Elles nous ont fait visiter Le Caire en une journée ! Départ 7h du matin pour les pyramides, ensuite le musée des momies, puis Old Egypt et ses sept églises orthodoxes, et enfin les rues de Khanel Khalili. Nous avons découvert les pyramides en même temps qu’elles ! C’était évidemment impressionnant. Les sept églises étaient absolument magnifiques, notamment l’église suspendue de la Vierge Marie. Le Caire est une ville très riche, avec beaucoup de monde : les immeubles poussent comme des champignons, très serrés les uns contre les autres (nous voyions en voiture des rues qui semblaient ne faire qu’un pas de large), des voitures et bruits de klaxons partout. Les égyptiens disent « Cairo Um Al-Dunya » : « Le Caire, mère du monde ».  Nous avons adoré ce séjour court mais intense au Caire !

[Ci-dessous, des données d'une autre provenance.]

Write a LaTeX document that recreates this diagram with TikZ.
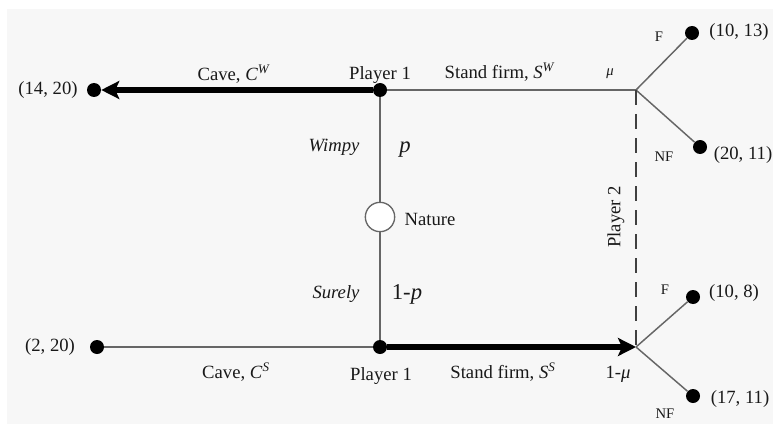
\documentclass[tikz,border=0pt]{standalone}
\usepackage{fontspec}
\setmainfont{Liberation Serif}
\usetikzlibrary{arrows.meta}

\tikzset{
  dot/.style={circle,fill=black,inner sep=0pt,minimum size=10.5pt},
  chance/.style={circle,draw=black!60,line width=1pt,fill=white,inner sep=0pt,minimum size=22pt},
  branch/.style={draw=black!60,line width=1.1pt},
  move/.style={draw=black,line width=3.8pt,-{Stealth[length=13.5pt,width=13.5pt,inset=3pt]}},
  lbl/.style={font=\fontsize{14}{16}\selectfont,inner sep=0pt,text=black!90},
  small lbl/.style={font=\fontsize{11}{13}\selectfont,inner sep=0pt,text=black!90},
  prob/.style={font=\fontsize{17}{19}\selectfont,inner sep=0pt,text=black!90}
}

\begin{document}
\begin{tikzpicture}[x=0.75pt,y=-0.75pt]
  \useasboundingbox (0,0) rectangle (773,424);
  \fill[black!3] (7,9) rectangle (773,424);

  % decision points and payoffs
  \node[dot] (P1W) at (380,90) {};
  \node[dot] (CW) at (94,90) {};
  \coordinate (J1) at (636,90);
  \node[dot] (F1) at (692,33) {};
  \node[dot] (NF1) at (700,147) {};
  \node[chance] (nat) at (380,217) {};
  \node[dot] (P1S) at (380,347) {};
  \node[dot] (CS) at (97,347) {};
  \coordinate (J2) at (636,347);
  \node[dot] (F2) at (693,297) {};
  \node[dot] (NF2) at (693,396) {};

  % branches
  \draw[branch] (P1W) -- (J1);
  \draw[branch] (P1W) -- (nat);
  \draw[branch] (nat) -- (P1S);
  \draw[branch] (CS) -- (P1S);
  \draw[branch] (J1) -- (F1);
  \draw[branch] (J1) -- (NF1);
  \draw[branch] (J2) -- (F2);
  \draw[branch] (J2) -- (NF2);
  \draw[branch,draw=black!75,dash pattern=on 11pt off 7pt] (J1) -- (J2);
  \draw[move] (P1W) -- (CW);
  \draw[move] (P1S) -- (J2);

  % labels
  \node[lbl] at (48,90) {(14, 20)};
  \node[lbl] at (234,74) {Cave, \textit{C}\textsuperscript{\textit{W}}};
  \node[lbl] at (380,75) {Player 1};
  \node[lbl] at (500,72) {Stand firm, \textit{S}\textsuperscript{\textit{W}}};
  \node[small lbl] at (610,74) {\textit{μ}};
  \node[small lbl] at (659,37) {F};
  \node[lbl] at (739,32) {(10, 13)};
  \node[small lbl] at (664,157) {NF};
  \node[lbl] at (743,155) {(20, 11)};
  \node[lbl] at (334,147) {\textit{Wimpy}};
  \node[prob] at (405,150) {\textit{p}};
  \node[lbl] at (430,219) {Nature};
  \node[lbl] at (336,294) {\textit{Surely}};
  \node[prob] at (407,294) {1-\textit{p}};
  \node[lbl] at (50,347) {(2, 20)};
  \node[lbl] at (236,372) {Cave, \textit{C}\textsuperscript{\textit{S}}};
  \node[lbl] at (381,376) {Player 1};
  \node[lbl] at (503,372) {Stand firm, \textit{S}\textsuperscript{\textit{S}}};
  \node[lbl] at (618,374) {1-\textit{μ}};
  \node[small lbl] at (665,290) {F};
  \node[lbl] at (734,293) {(10, 8)};
  \node[small lbl] at (665,414) {NF};
  \node[lbl] at (740,399) {(17, 11)};
  \node[lbl,rotate=90] at (616,217) {Player 2};
\end{tikzpicture}
\end{document}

Je reviens de cette mission avec un sentiment que je ne saurai encore nommer ou décrire. Pour être honnête, j’ai eu du mal à passer les deux dernières semaines. J’ai eu très envie de rentrer et retrouver mon confort. J’ai été étonnée de cette forme de non-adaptation, inhabituelle chez moi.

J’étais là pour être au service d’autrui, pour me donner complètement. C’est ce que j’ai fait dès que je suis arrivée, m’efforçant de faire du mieux possible pour que ma mission soit fructueuse. Au bout de quatre semaines, j’ai commencé à ressentir une certaine fatigue psychologique. Celle d’être constamment alerte du fait d’être en terre étrangère, de ne pas pouvoir parler français simplement avec les autres et de toujours avoir des difficultés à se comprendre, et de se sentir toujours « invitée » temporaire donc pas vraiment chez soi. Les sœurs ont été on ne peut plus accueillantes, on ne pouvait pas être mieux installées, mais après quatre, cinq semaines on n’est jamais encore assez à l’aise pour se sentir « comme chez soi ».

C’était difficile aussi de ne pas être libre. Nous étions très souvent confinées dans notre appartement, au rythme des sœurs. Ce n’était pas très sécurisé de sortir seules et cela les inquiétait. Le lundi de mon départ j’ai pu donner un dernier cours à mes élèves et voir les professeurs. Elles sont toutes venues me dire au revoir et nous ont offert des petits cadeaux extrêmement touchants. Ce n’était que sourires et amour, elles étaient très reconnaissantes de notre travail ici et tristes de me voir partir. J’ai aussi offert un cadeau d’adieu, un grand dessin de la Vierge Marie qu’elles ont adoré.

Je sens que j’ai laissé une marque, les personnes rencontrées ici se souviendront de nous c’est certain ! Autant que moi, d’eux. Nous venons de milieux tellement différents, tout n’était qu’émerveillements et apprentissage des deux côtés.

Si je devais réaliser une autre mission, ce serait sur un temps plus long (au moins 6 mois), pour avoir le temps de prendre mes marques et de me sentir chez moi. Je pense que c’est ce qui m’a empêché pendant cette mission de m’installer vraiment, puisque je n’étais là que quelques semaines qui passaient très vite… C’est un état d’esprit de rester plus longtemps.

Et puis, j’apprendrai la langue pour être plus proche de la population. J’ai en effet été déçue de ne pas avoir de discussions plus profondes avec les sœurs à cause de la barrière de la langue.